EXERCISE GOAL: Would you transcribe the listing that follows, character for character, and omit its images?

# START OF DATA EXCERPT

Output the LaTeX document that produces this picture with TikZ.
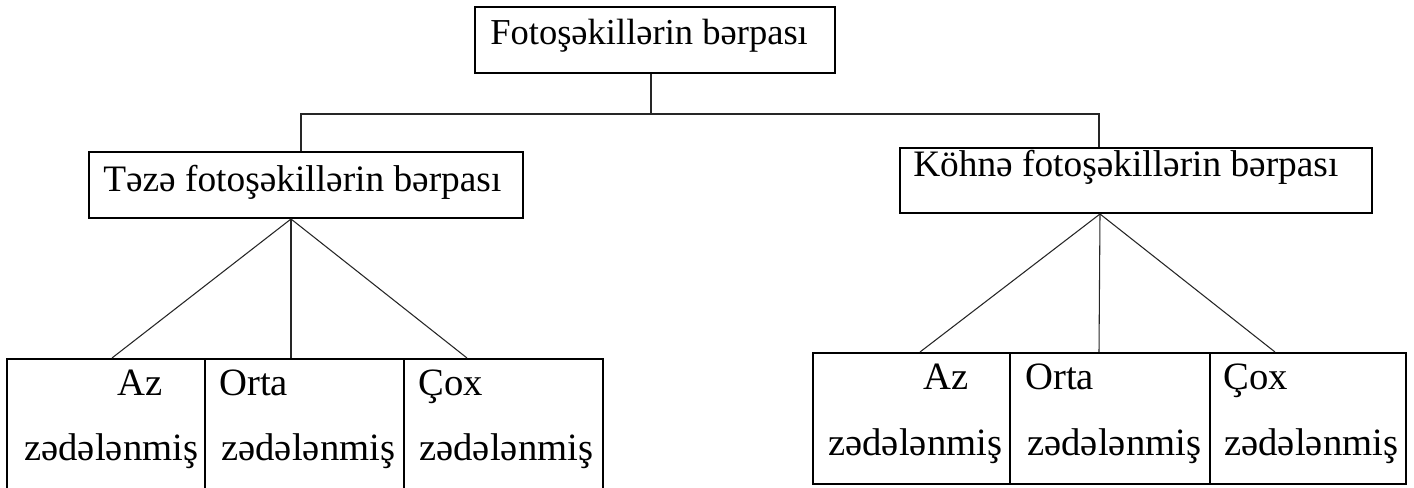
\documentclass[tikz,border=0pt]{standalone}
\usepackage{fontspec}
\setmainfont{Liberation Serif}
\begin{document}
\begin{tikzpicture}[x=0.75pt,y=-0.75pt,
  box/.style={draw=black,line width=1.5pt,rectangle,inner sep=0pt},
  conn/.style={draw=black!85,line width=0.8pt},
  lbl/.style={anchor=base west,inner sep=0pt,font=\fontsize{28}{32}\selectfont},
  toplbl/.style={lbl,font=\fontsize{27.4}{32}\selectfont},
  cell/.style={lbl,font=\fontsize{29}{34}\selectfont}]
\useasboundingbox (0,0) rectangle (1414,488);
% boxes
\node[box,minimum width=270pt,minimum height=49.5pt] (top) at (655,40) {};
\node[box,minimum width=325.5pt,minimum height=49.5pt] (left) at (306,185) {};
\node[box,minimum width=354pt,minimum height=48.75pt] (right) at (1136,180.5) {};
% left cells
\node[box,minimum width=148.5pt,minimum height=98.25pt] (l1) at (106,424.5) {};
\node[box,minimum width=149.25pt,minimum height=98.25pt] (l2) at (304.5,424.5) {};
\node[box,minimum width=149.25pt,minimum height=98.25pt] (l3) at (503.5,424.5) {};
% right cells
\node[box,minimum width=147.75pt,minimum height=98.25pt] (r1) at (911.5,418.5) {};
\node[box,minimum width=150pt,minimum height=98.25pt] (r2) at (1110,418.5) {};
\node[box,minimum width=147pt,minimum height=98.25pt] (r3) at (1308,418.5) {};
% texts
\node[toplbl] (ttop) at (490,45) {Fotoşəkillərin bərpası};
\node[lbl] (tleft) at (103,192) {Təzə fotoşəkillərin bərpası};
\node[lbl] (tright) at (913,177) {Köhnə fotoşəkillərin bərpası};
\node[cell] (l1a) at (117,395) {Az};
\node[cell] (l1b) at (24,460) {zədələnmiş};
\node[cell] (l2a) at (219,395) {Orta};
\node[cell] (l2b) at (221,460) {zədələnmiş};
\node[cell] (l3a) at (418,395) {Çox};
\node[cell] (l3b) at (419,460) {zədələnmiş};
\node[cell] (r1a) at (923,389) {Az};
\node[cell] (r1b) at (828,455) {zədələnmiş};
\node[cell] (r2a) at (1025,389) {Orta};
\node[cell] (r2b) at (1027,455) {zədələnmiş};
\node[cell] (r3a) at (1223,389) {Çox};
\node[cell] (r3b) at (1224,455) {zədələnmiş};
% connectors
\coordinate (j) at (651,114);
\coordinate (lj) at (301,114);
\coordinate (rj) at (1099,114);
\draw[conn] (j |- top.south) -- (j);
\draw[conn] (lj |- left.north) -- (lj) -- (rj) -- (rj |- right.north);
\coordinate (la) at (291,218);
\coordinate (ra) at (1100,213);
\draw[conn] (la |- left.south) -- (l1.north -| 112,0);
\draw[conn] (la |- left.south) -- (l2.north -| 291,0);
\draw[conn] (la |- left.south) -- (l3.north -| 467,0);
\draw[conn] (ra |- right.south) -- (r1.north -| 920,0);
\draw[conn] (ra |- right.south) -- (r2.north -| 1099,0);
\draw[conn] (ra |- right.south) -- (r3.north -| 1275,0);
\end{tikzpicture}
\end{document}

# END OF DATA EXCERPT

ANSWER TO THIS TASK:
Output the LaTeX document that produces this picture with TikZ.
\documentclass[tikz,border=0pt]{standalone}
\usepackage{fontspec}
\setmainfont{Liberation Serif}
\begin{document}
\begin{tikzpicture}[x=0.75pt,y=-0.75pt,
  box/.style={draw=black,line width=1.5pt,rectangle,inner sep=0pt},
  conn/.style={draw=black!85,line width=0.8pt},
  lbl/.style={anchor=base west,inner sep=0pt,font=\fontsize{28}{32}\selectfont},
  toplbl/.style={lbl,font=\fontsize{27.4}{32}\selectfont},
  cell/.style={lbl,font=\fontsize{29}{34}\selectfont}]
\useasboundingbox (0,0) rectangle (1414,488);
% boxes
\node[box,minimum width=270pt,minimum height=49.5pt] (top) at (655,40) {};
\node[box,minimum width=325.5pt,minimum height=49.5pt] (left) at (306,185) {};
\node[box,minimum width=354pt,minimum height=48.75pt] (right) at (1136,180.5) {};
% left cells
\node[box,minimum width=148.5pt,minimum height=98.25pt] (l1) at (106,424.5) {};
\node[box,minimum width=149.25pt,minimum height=98.25pt] (l2) at (304.5,424.5) {};
\node[box,minimum width=149.25pt,minimum height=98.25pt] (l3) at (503.5,424.5) {};
% right cells
\node[box,minimum width=147.75pt,minimum height=98.25pt] (r1) at (911.5,418.5) {};
\node[box,minimum width=150pt,minimum height=98.25pt] (r2) at (1110,418.5) {};
\node[box,minimum width=147pt,minimum height=98.25pt] (r3) at (1308,418.5) {};
% texts
\node[toplbl] (ttop) at (490,45) {Fotoşəkillərin bərpası};
\node[lbl] (tleft) at (103,192) {Təzə fotoşəkillərin bərpası};
\node[lbl] (tright) at (913,177) {Köhnə fotoşəkillərin bərpası};
\node[cell] (l1a) at (117,395) {Az};
\node[cell] (l1b) at (24,460) {zədələnmiş};
\node[cell] (l2a) at (219,395) {Orta};
\node[cell] (l2b) at (221,460) {zədələnmiş};
\node[cell] (l3a) at (418,395) {Çox};
\node[cell] (l3b) at (419,460) {zədələnmiş};
\node[cell] (r1a) at (923,389) {Az};
\node[cell] (r1b) at (828,455) {zədələnmiş};
\node[cell] (r2a) at (1025,389) {Orta};
\node[cell] (r2b) at (1027,455) {zədələnmiş};
\node[cell] (r3a) at (1223,389) {Çox};
\node[cell] (r3b) at (1224,455) {zədələnmiş};
% connectors
\coordinate (j) at (651,114);
\coordinate (lj) at (301,114);
\coordinate (rj) at (1099,114);
\draw[conn] (j |- top.south) -- (j);
\draw[conn] (lj |- left.north) -- (lj) -- (rj) -- (rj |- right.north);
\coordinate (la) at (291,218);
\coordinate (ra) at (1100,213);
\draw[conn] (la |- left.south) -- (l1.north -| 112,0);
\draw[conn] (la |- left.south) -- (l2.north -| 291,0);
\draw[conn] (la |- left.south) -- (l3.north -| 467,0);
\draw[conn] (ra |- right.south) -- (r1.north -| 920,0);
\draw[conn] (ra |- right.south) -- (r2.north -| 1099,0);
\draw[conn] (ra |- right.south) -- (r3.north -| 1275,0);
\end{tikzpicture}
\end{document}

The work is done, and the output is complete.